_EXERCISE TASK_. Reproduce, exactly and in full, only the lines below from the one containing "What Altair code" through the one containing "logi_upturn = [2.194, 2.170, 2.152, 2.140, 2.131, 2.123, 2.116]".

_DATA FOR THIS TASK_.
########################################
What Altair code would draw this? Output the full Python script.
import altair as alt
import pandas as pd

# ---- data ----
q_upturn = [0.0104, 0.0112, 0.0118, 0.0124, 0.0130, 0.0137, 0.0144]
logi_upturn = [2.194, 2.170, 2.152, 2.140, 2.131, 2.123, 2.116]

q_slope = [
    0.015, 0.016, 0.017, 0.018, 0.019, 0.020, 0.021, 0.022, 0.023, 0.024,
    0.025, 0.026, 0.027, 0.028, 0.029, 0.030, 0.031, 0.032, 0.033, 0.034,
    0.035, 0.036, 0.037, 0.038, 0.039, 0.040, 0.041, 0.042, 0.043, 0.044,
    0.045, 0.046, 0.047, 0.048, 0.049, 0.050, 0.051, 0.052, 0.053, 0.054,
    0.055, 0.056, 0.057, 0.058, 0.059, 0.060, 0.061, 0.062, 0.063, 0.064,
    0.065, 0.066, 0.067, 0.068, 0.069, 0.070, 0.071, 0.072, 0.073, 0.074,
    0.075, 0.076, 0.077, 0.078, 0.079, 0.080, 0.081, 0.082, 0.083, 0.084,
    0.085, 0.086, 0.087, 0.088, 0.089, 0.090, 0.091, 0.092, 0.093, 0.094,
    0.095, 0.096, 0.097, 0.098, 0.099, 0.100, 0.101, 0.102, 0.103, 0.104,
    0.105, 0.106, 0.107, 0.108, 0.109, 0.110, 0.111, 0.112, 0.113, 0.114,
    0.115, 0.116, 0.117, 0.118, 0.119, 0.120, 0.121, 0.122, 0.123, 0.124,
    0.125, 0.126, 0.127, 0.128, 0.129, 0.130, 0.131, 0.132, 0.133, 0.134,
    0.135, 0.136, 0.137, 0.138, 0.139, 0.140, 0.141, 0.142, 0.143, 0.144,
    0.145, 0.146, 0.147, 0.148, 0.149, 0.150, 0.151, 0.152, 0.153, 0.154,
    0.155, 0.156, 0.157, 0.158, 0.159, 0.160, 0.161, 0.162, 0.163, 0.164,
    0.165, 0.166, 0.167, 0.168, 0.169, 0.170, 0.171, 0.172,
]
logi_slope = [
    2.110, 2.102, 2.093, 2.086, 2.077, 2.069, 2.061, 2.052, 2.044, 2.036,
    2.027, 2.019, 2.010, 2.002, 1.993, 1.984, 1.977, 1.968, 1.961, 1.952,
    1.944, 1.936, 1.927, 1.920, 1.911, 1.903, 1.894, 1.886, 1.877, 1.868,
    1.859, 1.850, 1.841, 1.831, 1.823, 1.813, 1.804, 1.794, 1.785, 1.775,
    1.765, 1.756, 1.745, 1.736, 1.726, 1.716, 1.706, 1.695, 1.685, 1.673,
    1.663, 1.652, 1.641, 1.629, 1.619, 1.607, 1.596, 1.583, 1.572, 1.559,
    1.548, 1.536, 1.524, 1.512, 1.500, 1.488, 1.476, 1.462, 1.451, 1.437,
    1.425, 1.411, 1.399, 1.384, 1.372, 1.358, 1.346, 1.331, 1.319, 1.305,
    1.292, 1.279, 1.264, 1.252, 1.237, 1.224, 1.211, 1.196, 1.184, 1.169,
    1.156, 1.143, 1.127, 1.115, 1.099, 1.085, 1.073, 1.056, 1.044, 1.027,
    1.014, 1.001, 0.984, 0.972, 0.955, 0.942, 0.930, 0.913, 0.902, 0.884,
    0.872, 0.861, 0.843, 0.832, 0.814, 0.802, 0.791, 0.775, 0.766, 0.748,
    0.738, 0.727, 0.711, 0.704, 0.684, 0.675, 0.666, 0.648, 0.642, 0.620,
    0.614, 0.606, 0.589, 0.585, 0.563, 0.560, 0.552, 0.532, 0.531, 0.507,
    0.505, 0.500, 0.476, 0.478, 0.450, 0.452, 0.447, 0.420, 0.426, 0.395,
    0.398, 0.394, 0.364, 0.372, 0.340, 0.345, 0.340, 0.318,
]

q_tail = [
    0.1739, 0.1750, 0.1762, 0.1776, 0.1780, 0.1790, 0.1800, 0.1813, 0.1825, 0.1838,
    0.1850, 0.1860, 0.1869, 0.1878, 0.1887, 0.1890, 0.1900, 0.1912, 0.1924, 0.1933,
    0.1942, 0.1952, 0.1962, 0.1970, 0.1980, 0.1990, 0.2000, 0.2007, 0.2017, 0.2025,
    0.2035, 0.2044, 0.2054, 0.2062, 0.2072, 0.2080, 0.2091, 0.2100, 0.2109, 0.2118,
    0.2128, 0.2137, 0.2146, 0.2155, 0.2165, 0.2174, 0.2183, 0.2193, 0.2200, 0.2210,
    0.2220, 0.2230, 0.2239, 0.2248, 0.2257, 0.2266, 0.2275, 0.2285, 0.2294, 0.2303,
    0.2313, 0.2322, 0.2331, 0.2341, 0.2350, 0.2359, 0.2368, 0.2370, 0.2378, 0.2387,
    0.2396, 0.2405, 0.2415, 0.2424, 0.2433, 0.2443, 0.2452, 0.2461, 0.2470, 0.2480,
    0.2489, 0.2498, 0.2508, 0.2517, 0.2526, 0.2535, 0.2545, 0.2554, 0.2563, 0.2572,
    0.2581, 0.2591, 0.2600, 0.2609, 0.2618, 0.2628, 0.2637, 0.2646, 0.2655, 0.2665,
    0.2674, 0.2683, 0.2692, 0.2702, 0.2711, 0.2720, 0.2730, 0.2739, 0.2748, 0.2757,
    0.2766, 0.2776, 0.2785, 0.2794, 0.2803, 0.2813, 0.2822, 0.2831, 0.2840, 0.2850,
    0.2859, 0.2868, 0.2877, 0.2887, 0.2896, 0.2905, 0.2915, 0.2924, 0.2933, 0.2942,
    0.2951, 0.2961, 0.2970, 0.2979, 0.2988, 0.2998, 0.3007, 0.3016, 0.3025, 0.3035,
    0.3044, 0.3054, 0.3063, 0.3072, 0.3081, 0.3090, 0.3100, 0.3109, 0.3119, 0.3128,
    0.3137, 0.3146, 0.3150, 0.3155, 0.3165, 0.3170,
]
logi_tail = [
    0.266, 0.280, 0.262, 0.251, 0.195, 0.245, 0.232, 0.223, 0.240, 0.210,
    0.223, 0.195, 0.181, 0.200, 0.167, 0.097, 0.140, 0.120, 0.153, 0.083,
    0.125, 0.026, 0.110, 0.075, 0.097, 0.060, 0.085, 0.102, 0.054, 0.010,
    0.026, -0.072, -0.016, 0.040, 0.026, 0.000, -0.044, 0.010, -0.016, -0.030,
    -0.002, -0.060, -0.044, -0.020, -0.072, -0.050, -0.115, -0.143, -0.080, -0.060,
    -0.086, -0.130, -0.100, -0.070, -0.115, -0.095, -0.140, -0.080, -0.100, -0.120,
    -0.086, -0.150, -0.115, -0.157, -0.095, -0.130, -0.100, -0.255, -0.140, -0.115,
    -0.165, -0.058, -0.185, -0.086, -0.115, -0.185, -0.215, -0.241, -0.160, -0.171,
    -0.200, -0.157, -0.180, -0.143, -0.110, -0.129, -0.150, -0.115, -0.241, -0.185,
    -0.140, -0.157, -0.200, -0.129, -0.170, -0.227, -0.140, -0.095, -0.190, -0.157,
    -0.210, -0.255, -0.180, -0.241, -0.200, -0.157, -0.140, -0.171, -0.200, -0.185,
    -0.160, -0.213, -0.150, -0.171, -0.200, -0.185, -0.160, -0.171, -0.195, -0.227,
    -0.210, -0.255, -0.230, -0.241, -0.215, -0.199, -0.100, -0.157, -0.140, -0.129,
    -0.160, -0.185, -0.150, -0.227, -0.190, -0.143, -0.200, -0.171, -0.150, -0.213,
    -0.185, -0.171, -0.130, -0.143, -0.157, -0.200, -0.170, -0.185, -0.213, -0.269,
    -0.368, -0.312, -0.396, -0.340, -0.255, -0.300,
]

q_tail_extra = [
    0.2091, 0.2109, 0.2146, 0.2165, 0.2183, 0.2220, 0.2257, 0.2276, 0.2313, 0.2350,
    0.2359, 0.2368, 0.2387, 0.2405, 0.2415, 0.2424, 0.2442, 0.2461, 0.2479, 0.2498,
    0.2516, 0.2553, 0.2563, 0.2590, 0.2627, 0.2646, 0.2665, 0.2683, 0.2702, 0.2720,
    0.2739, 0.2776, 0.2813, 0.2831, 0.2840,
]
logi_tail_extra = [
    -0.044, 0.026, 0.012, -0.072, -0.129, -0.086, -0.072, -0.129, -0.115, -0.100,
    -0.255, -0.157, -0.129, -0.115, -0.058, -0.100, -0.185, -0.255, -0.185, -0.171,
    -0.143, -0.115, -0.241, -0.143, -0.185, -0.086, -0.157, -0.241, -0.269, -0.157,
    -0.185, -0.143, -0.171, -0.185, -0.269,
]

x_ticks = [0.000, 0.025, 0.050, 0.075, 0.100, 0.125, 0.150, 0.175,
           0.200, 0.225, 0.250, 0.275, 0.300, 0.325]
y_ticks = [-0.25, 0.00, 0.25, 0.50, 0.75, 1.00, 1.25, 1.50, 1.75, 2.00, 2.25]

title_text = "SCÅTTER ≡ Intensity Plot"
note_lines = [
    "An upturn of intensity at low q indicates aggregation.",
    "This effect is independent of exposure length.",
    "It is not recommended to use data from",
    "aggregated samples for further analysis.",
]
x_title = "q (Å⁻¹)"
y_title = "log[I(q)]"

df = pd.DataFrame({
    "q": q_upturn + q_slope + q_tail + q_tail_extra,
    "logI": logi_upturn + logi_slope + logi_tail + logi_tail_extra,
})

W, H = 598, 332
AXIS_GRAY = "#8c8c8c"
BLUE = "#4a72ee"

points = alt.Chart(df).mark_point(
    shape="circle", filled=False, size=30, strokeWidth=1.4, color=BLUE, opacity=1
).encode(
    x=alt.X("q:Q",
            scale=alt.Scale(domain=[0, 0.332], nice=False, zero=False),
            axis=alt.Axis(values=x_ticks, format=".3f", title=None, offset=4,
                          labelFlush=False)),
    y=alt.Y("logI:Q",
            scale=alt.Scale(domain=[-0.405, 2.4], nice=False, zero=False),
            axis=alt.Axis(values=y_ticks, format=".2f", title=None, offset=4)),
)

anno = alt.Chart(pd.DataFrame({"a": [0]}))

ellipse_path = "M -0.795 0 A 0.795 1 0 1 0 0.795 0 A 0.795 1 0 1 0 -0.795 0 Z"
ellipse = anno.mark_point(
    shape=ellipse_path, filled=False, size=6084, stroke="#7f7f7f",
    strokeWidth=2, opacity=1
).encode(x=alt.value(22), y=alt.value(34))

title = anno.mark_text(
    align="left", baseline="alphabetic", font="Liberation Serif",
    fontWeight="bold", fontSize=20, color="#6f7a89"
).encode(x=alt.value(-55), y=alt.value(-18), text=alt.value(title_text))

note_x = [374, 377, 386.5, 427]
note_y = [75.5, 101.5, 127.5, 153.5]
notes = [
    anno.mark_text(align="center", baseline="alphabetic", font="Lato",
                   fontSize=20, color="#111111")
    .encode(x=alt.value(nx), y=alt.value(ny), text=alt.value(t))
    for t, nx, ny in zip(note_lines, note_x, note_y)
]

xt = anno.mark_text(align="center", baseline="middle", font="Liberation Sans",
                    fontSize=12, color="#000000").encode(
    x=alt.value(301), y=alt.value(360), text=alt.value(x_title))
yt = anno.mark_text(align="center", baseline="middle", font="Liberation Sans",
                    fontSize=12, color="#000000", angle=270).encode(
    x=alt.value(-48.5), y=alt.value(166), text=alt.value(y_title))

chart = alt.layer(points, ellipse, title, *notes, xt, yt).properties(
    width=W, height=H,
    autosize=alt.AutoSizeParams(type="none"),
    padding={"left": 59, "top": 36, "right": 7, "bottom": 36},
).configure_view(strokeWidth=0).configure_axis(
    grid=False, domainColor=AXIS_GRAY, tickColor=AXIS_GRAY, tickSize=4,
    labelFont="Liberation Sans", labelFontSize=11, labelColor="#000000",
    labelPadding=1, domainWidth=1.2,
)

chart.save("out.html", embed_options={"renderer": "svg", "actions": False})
########################################
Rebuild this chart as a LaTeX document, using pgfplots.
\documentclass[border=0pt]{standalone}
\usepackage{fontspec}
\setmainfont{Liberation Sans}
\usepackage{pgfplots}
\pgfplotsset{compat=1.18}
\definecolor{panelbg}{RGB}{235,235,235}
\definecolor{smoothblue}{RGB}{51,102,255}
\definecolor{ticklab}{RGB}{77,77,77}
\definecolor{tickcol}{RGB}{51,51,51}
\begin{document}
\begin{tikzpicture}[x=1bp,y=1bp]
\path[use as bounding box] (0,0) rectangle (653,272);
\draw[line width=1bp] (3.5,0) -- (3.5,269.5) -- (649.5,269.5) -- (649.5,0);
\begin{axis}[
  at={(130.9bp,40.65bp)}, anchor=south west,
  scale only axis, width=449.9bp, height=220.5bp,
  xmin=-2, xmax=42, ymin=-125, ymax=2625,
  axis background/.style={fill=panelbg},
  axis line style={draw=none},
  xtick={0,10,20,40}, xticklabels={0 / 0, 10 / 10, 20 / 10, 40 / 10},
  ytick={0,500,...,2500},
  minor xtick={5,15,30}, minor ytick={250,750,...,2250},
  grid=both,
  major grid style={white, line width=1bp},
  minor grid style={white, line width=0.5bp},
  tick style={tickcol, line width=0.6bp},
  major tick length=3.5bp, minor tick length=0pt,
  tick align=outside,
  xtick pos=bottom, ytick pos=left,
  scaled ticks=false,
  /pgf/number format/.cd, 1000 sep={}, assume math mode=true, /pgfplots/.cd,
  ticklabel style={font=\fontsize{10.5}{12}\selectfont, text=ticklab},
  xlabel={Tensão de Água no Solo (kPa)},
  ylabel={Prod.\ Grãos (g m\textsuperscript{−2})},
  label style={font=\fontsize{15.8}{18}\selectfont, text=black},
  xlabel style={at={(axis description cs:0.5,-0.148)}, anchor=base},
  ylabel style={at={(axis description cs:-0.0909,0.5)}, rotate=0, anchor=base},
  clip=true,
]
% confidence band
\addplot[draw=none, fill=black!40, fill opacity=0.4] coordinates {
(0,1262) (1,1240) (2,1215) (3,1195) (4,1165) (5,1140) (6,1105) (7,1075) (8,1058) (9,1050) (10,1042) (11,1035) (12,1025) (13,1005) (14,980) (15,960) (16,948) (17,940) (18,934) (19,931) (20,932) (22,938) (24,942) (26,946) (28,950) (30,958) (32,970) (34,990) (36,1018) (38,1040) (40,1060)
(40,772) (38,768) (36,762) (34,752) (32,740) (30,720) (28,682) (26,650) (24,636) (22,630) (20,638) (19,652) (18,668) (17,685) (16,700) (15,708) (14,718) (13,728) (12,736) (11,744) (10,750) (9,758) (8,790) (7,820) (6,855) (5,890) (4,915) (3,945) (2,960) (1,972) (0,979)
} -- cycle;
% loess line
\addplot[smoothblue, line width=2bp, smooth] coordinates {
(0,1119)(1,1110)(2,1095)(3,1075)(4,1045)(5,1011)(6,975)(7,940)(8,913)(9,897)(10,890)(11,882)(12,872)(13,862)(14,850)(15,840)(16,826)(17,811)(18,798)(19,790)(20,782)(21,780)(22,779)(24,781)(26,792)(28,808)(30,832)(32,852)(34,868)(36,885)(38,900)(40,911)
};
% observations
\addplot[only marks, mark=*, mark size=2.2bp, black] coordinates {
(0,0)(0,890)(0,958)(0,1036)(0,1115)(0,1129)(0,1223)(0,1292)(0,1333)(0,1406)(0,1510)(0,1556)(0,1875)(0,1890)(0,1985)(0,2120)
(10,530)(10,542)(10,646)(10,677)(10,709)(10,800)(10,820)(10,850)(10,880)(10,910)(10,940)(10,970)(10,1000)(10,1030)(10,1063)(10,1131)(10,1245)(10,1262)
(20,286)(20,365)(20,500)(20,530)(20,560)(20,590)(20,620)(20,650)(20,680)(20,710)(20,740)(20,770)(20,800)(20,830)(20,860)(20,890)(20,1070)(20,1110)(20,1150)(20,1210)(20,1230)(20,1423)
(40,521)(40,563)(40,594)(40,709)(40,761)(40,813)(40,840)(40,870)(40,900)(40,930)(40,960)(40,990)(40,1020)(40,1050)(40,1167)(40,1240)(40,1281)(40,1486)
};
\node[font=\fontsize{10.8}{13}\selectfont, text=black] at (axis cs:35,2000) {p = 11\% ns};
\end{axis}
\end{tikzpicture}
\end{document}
########################################
_EXERCISE RESULT_.
What Altair code would draw this? Output the full Python script.
import altair as alt
import pandas as pd

# ---- data ----
q_upturn = [0.0104, 0.0112, 0.0118, 0.0124, 0.0130, 0.0137, 0.0144]
logi_upturn = [2.194, 2.170, 2.152, 2.140, 2.131, 2.123, 2.116]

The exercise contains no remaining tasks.